→ GIVEN DATA

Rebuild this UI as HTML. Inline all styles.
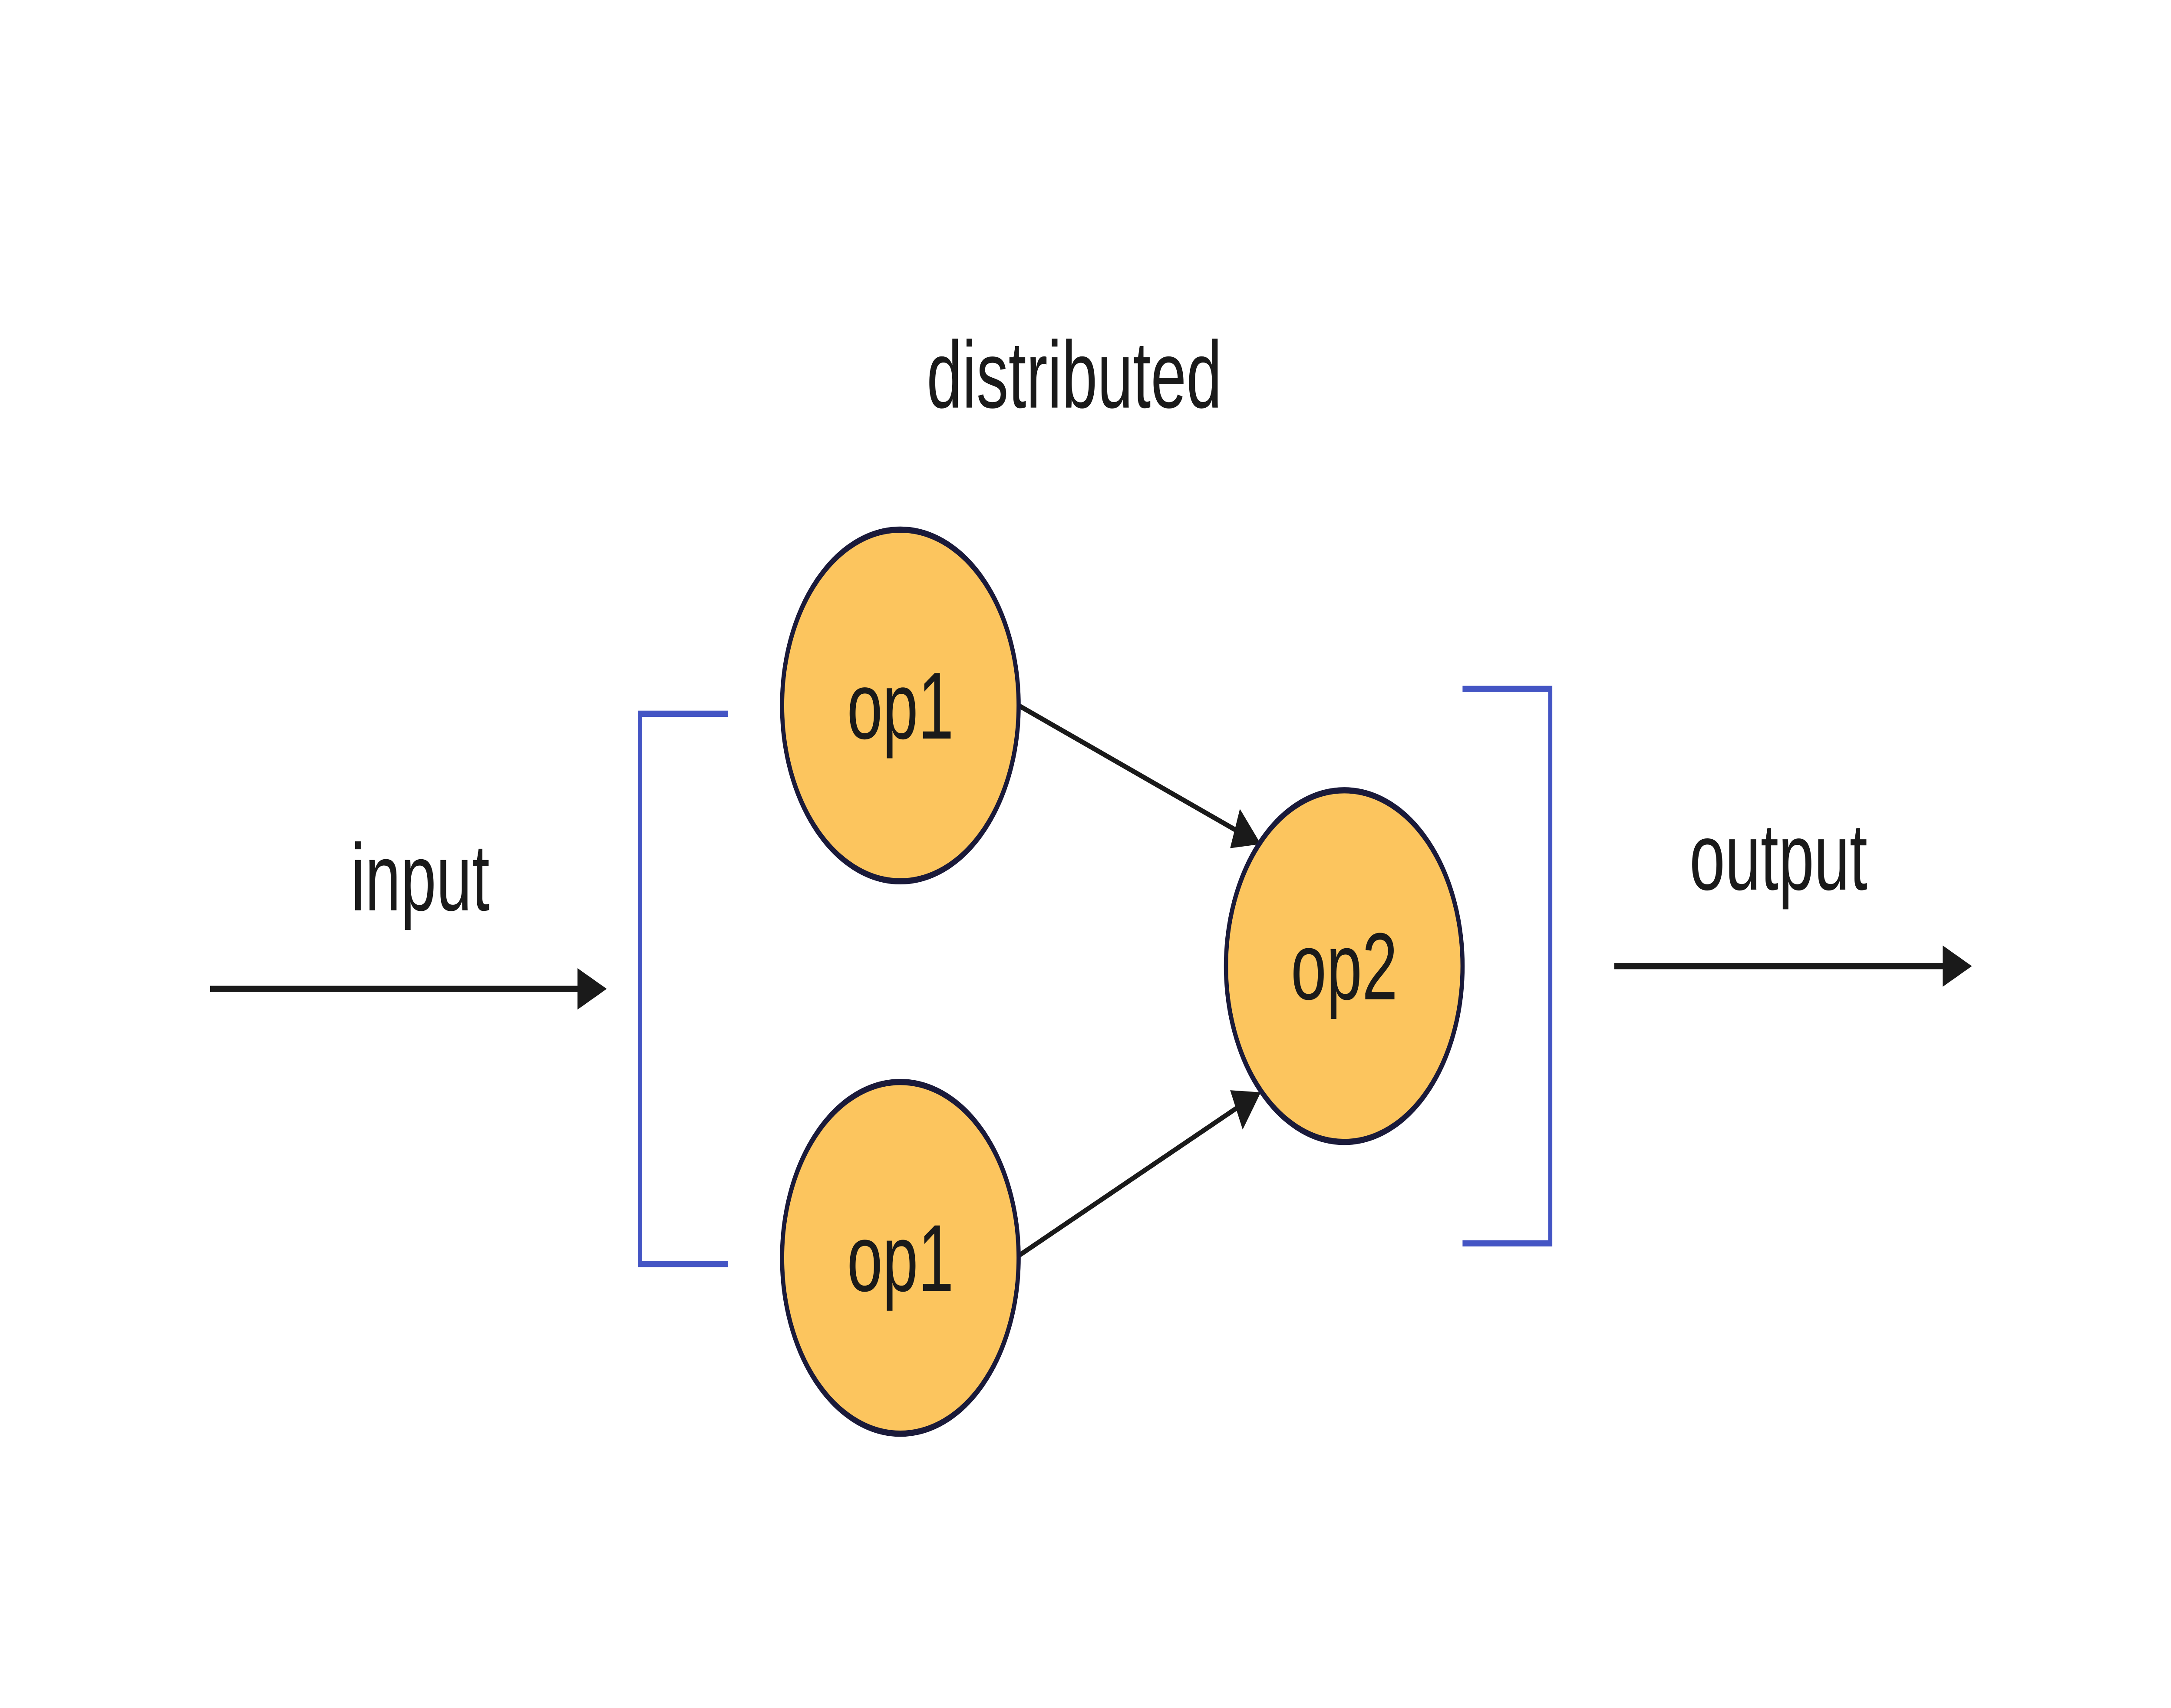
<!DOCTYPE html>
<html><head><meta charset="utf-8"><style>
html,body{margin:0;padding:0;background:#fff;width:100%;height:100%;overflow:hidden;}
svg{display:block;position:fixed;left:0;top:0;width:100vw;height:100vh;}
text{font-family:"Liberation Sans",sans-serif;fill:#1a1a1a;}
</style></head><body>
<svg viewBox="0 0 1560.1 825.6" preserveAspectRatio="none" xmlns="http://www.w3.org/2000/svg">
<rect width="1560.1" height="825.6" fill="#fff"/>
<text x="772" y="197" font-size="46" text-anchor="middle">distributed</text>
<text x="302" y="440" font-size="46" text-anchor="middle">input</text>
<text x="1278" y="430" font-size="46" text-anchor="middle">output</text>
<line x1="151" y1="478" x2="418" y2="478" stroke="#1a1a1a" stroke-width="3"/>
<polygon points="436,478 415,468 415,488" fill="#1a1a1a"/>
<line x1="1160" y1="467" x2="1399" y2="467" stroke="#1a1a1a" stroke-width="3"/>
<polygon points="1417,467 1396,457 1396,477" fill="#1a1a1a"/>
<polyline points="523,345 460,345 460,611 523,611" fill="none" stroke="#4455c4" stroke-width="3"/>
<polyline points="1051,333 1114,333 1114,601 1051,601" fill="none" stroke="#4455c4" stroke-width="3"/>
<line x1="732" y1="341" x2="890" y2="402" stroke="#1a1a1a" stroke-width="2.5"/>
<polygon points="906,408 884,410 891,391" fill="#1a1a1a"/>
<line x1="732" y1="607" x2="890" y2="535" stroke="#1a1a1a" stroke-width="2.5"/>
<polygon points="906,528 893,546 884,527" fill="#1a1a1a"/>
<circle cx="647" cy="341" r="85" fill="#fcc55e" stroke="#1a1a3a" stroke-width="3"/>
<circle cx="647" cy="608" r="85" fill="#fcc55e" stroke="#1a1a3a" stroke-width="3"/>
<circle cx="966" cy="467" r="85" fill="#fcc55e" stroke="#1a1a3a" stroke-width="3"/>
<text x="647" y="357" font-size="46" text-anchor="middle">op1</text>
<text x="647" y="624" font-size="46" text-anchor="middle">op1</text>
<text x="966" y="483" font-size="46" text-anchor="middle">op2</text>
</svg>
</body></html>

→ REQUIRED WORK
Copy every line of the data word for word, omitting the images.

→ RESPONSE TO THE TASK
Rebuild this UI as HTML. Inline all styles.
<!DOCTYPE html>
<html><head><meta charset="utf-8"><style>
html,body{margin:0;padding:0;background:#fff;width:100%;height:100%;overflow:hidden;}
svg{display:block;position:fixed;left:0;top:0;width:100vw;height:100vh;}
text{font-family:"Liberation Sans",sans-serif;fill:#1a1a1a;}
</style></head><body>
<svg viewBox="0 0 1560.1 825.6" preserveAspectRatio="none" xmlns="http://www.w3.org/2000/svg">
<rect width="1560.1" height="825.6" fill="#fff"/>
<text x="772" y="197" font-size="46" text-anchor="middle">distributed</text>
<text x="302" y="440" font-size="46" text-anchor="middle">input</text>
<text x="1278" y="430" font-size="46" text-anchor="middle">output</text>
<line x1="151" y1="478" x2="418" y2="478" stroke="#1a1a1a" stroke-width="3"/>
<polygon points="436,478 415,468 415,488" fill="#1a1a1a"/>
<line x1="1160" y1="467" x2="1399" y2="467" stroke="#1a1a1a" stroke-width="3"/>
<polygon points="1417,467 1396,457 1396,477" fill="#1a1a1a"/>
<polyline points="523,345 460,345 460,611 523,611" fill="none" stroke="#4455c4" stroke-width="3"/>
<polyline points="1051,333 1114,333 1114,601 1051,601" fill="none" stroke="#4455c4" stroke-width="3"/>
<line x1="732" y1="341" x2="890" y2="402" stroke="#1a1a1a" stroke-width="2.5"/>
<polygon points="906,408 884,410 891,391" fill="#1a1a1a"/>
<line x1="732" y1="607" x2="890" y2="535" stroke="#1a1a1a" stroke-width="2.5"/>
<polygon points="906,528 893,546 884,527" fill="#1a1a1a"/>
<circle cx="647" cy="341" r="85" fill="#fcc55e" stroke="#1a1a3a" stroke-width="3"/>
<circle cx="647" cy="608" r="85" fill="#fcc55e" stroke="#1a1a3a" stroke-width="3"/>
<circle cx="966" cy="467" r="85" fill="#fcc55e" stroke="#1a1a3a" stroke-width="3"/>
<text x="647" y="357" font-size="46" text-anchor="middle">op1</text>
<text x="647" y="624" font-size="46" text-anchor="middle">op1</text>
<text x="966" y="483" font-size="46" text-anchor="middle">op2</text>
</svg>
</body></html>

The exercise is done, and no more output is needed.